ビリギャル は親が偉かった

今回はビリギャルのモデル、小林さやかさんが、自著伝を出版されるということが話題になっていたので、そのことについて触れてみたいと思います。
ビリギャルの映画を見て思ったことは、本人の頑張りと素晴らしい指導者に出会えたことももちろんですが、あれは親が偉かった。わが子の可能性を信じて支えてあげれることは、実際の話、できるようでなかなかできないのだと思います。

こういう逆境をはね返す経験をもった人が情報を発信して、多くの受験生が「よし、自分もがんばろう」と奮い立つとしたら、本当に素晴らしいことだと思います。

何年も受験生を送り出していると、ビリギャルほど劇的ではないにせよ、厳しいところから合格していった生徒を何人もみてきました。そういう生徒に共通する点は「自分を信じて死ぬ気でがんばった」ということかと思います。これは間違いのないことです。

本当にがんばった子が「先生、合格しました」と報告に来てくれるのは、教師冥利に尽きるというか、この仕事をやってきて本当によかったなと思う瞬間でもあります。何年たっってもそれはかわることはありません。


勝ちに不思議の勝ちあり、負けに不思議の負けなし。

それはそれでいいのですが、でも中には不合格の子もいるわけです。

勝ちに不思議の勝ちあり、負けに不思議の負けなし。

この言葉通り、「あっ、この子は厳しいな。落ちるだろうな。」というのはだいたいわかります。不合格には不合格になる理由があるものです。

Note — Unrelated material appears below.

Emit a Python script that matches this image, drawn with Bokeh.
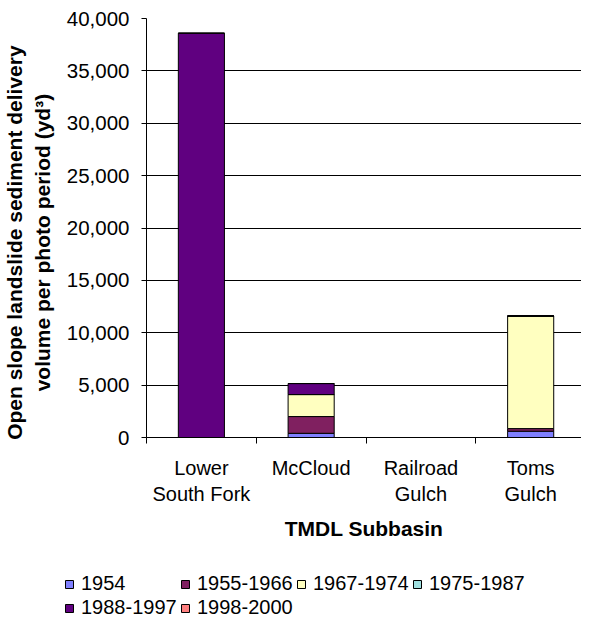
from bokeh.plotting import figure
from bokeh.layouts import column, row
from bokeh.models import (ColumnDataSource, Range1d, FixedTicker, NumeralTickFormatter,
                          Legend, LegendItem)
from bokeh.embed import file_html
from bokeh.resources import INLINE

categories = ["Lower\nSouth Fork", "McCloud", "Railroad\nGulch", "Toms\nGulch"]
periods = ["1954", "1955-1966", "1967-1974", "1975-1987", "1988-1997", "1998-2000"]
v1954 = [0, 400, 0, 600]
v1955_1966 = [0, 1600, 0, 250]
v1967_1974 = [0, 2100, 0, 10750]
v1975_1987 = [0, 0, 0, 0]
v1988_1997 = [38600, 1050, 0, 0]
v1998_2000 = [0, 0, 0, 0]
colors = ["#8080FF", "#802060", "#FFFFC0", "#A0E0E0", "#600080", "#FF8080"]
y_ticks = [0, 5000, 10000, 15000, 20000, 25000, 30000, 35000, 40000]

FONT = "Liberation Sans"
PAD = "\u00a0" * 5

xc = [i + 0.5 for i in range(len(categories))]
data = {"x": xc}
series = [v1954, v1955_1966, v1967_1974, v1975_1987, v1988_1997, v1998_2000]
for name, vals in zip(periods, series):
    data[name] = vals
src = ColumnDataSource(data)

p = figure(width=581, height=563, output_backend="svg", toolbar_location=None,
           x_range=Range1d(0, 3.963), y_range=Range1d(0, 40000),
           min_border_left=136, min_border_right=0, min_border_top=18,
           min_border_bottom=126)
p.outline_line_color = None
p.background_fill_color = "white"
p.border_fill_color = "white"

renderers = p.vbar_stack(periods, x="x", width=0.42, color=colors,
                         line_color="black", line_width=1, source=src)

p.xgrid.grid_line_color = None
p.ygrid.grid_line_color = "#000000"
p.ygrid.grid_line_width = 1
p.ygrid.ticker = FixedTicker(ticks=y_ticks)

p.yaxis.ticker = FixedTicker(ticks=y_ticks)
p.yaxis.formatter = NumeralTickFormatter(format="0,0")
p.yaxis.major_tick_out = 5
p.yaxis.major_tick_in = 0
p.yaxis.minor_tick_line_color = None
p.yaxis.major_label_standoff = 12
p.yaxis.axis_label = ("Open slope landslide sediment delivery" + PAD +
                      "\nvolume per photo period (yd\u00b3)" + PAD)
p.yaxis.axis_label_standoff = 10

p.xaxis.ticker = FixedTicker(ticks=xc, minor_ticks=[0, 1, 2, 3, 4])
p.xaxis.major_label_overrides = {x: c for x, c in zip(xc, categories)}
p.xaxis.major_tick_out = 0
p.xaxis.major_tick_in = 0
p.xaxis.minor_tick_out = 6
p.xaxis.minor_tick_in = 0
p.xaxis.minor_tick_line_color = "black"
p.xaxis.major_label_standoff = 13
p.xaxis.axis_label = "TMDL Subbasin"
p.xaxis.axis_label_standoff = 9

for ax in (p.xaxis[0], p.yaxis[0]):
    ax.axis_line_color = "black"
    ax.axis_line_width = 1
    ax.major_label_text_font = FONT
    ax.major_label_text_color = "black"
    ax.axis_label_text_font = FONT
    ax.axis_label_text_font_size = "21px"
    ax.axis_label_text_font_style = "bold"
    ax.axis_label_text_color = "black"
p.yaxis.major_tick_line_color = "black"
p.xaxis.major_tick_line_color = None
p.yaxis.major_label_text_font_size = "20.5px"
p.xaxis.major_label_text_font_size = "20px"

# legend in its own strip below the chart
q = figure(width=581, height=56, output_backend="svg", toolbar_location=None,
           x_range=Range1d(0, 1), y_range=Range1d(0, 1),
           min_border=0)
q.axis.visible = False
q.grid.grid_line_color = None
q.outline_line_color = None
q.background_fill_color = "white"
q.border_fill_color = "white"
lrs = []
for c in colors:
    dummy = ColumnDataSource({"x": [-5], "top": [0]})
    lrs.append(q.vbar(x="x", top="top", width=0.1, fill_color=c,
                      line_color="black", source=dummy))
items = [LegendItem(label=lab, renderers=[r]) for lab, r in zip(periods, lrs)]
legend = Legend(items=items, orientation="horizontal", ncols=4,
                location=(64, 0),
                label_text_font=FONT, label_text_font_size="20px",
                label_text_color="black",
                glyph_width=10, glyph_height=10, label_standoff=7,
                label_width=98, label_height=20, spacing=1,
                padding=0, margin=0, border_line_color=None,
                background_fill_alpha=0)
q.add_layout(legend, "center")

layout = column(p, row(q), spacing=0)
open("out.html", "w").write(file_html(layout, INLINE))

その理由が本人の努力不足によるものなのか、たまたま本番の試験が不調だったのか、勉強の仕方が悪かったのか、いろいろあるかと思います。

努力不足だった場合、試験が不調だった場合、勉強の仕方が悪かった場合は、だいたい本人にもその自覚があるものです。
つまり、不合格という事実を努力不足といった理由で、受け入れることができるわけです。

問題は、そうではなくて、不合格の理由が受ける学校に対する本人の能力不足による場合です。
これは受け入れるのが、本当に難しい。
ごまかすことはできても、ほんとうの意味でかける言葉がないのです。

実際にはいろいろな理由が複雑にからみあうので、能力不足をぼやかすことはできますが、本人の中には、一生しこりとなって残るのかもしれません。
能力不足という事実を受け入れることは、一歩間違えれば自己否定につながるわけですから。
あの学校には行けなかったというコンプレックスを背負うことになります。


ただのがんばりではなく、「がんばりとおす」が大事

では、むずかしい学校はチャレンジしなければよかったのか、というとそれは違います。
ビリギャルのようにほぼ不可能な状況から、合格をかちとった経験は本人を大きく成長させてくれるのですから。
ビリギャルが多くの人の共感を得ているのは、合格したからではなく、ありえないような目標でも、ひたむきに努力し続けることができたという点にあります。

見方をかえれば、たとえ不合格だったとしても、がんばりとおした経験は人として本人を大きく成長させるものです。ただのがんばりではなく、「がんばりとおす」が大事です。そこまでやってはじめて、能力不足という事実さえ乗り越えることができるのだと思います。

親の立場であれば、わが子が合格したとき、ともによろこびを分かちあえます。私にも親子で抱き合って泣いて喜んだ経験があります。でも、努力して努力してどうしようもなく不合格だったとしたらこう声をかけてあげてください。
「君が本当にがんばったのは私が一番良く知っているよ」と。

年齢を重ねていけば、人生は何度でもやり直しがきくことがわかってきます。ですが、十代の若者に一発勝負の入試でそれを諭しても、まず言葉の意味を理解してくれないのだと思います。

ここまで話してきて、なんだか不合格になった時を前提のような話になっていますが、毎年毎年、受験生を送り出している身とすれば、受験はそんなに甘くはありません。合否がはっきりする受験というものは、そこまで腹をくくってのぞむものだということです。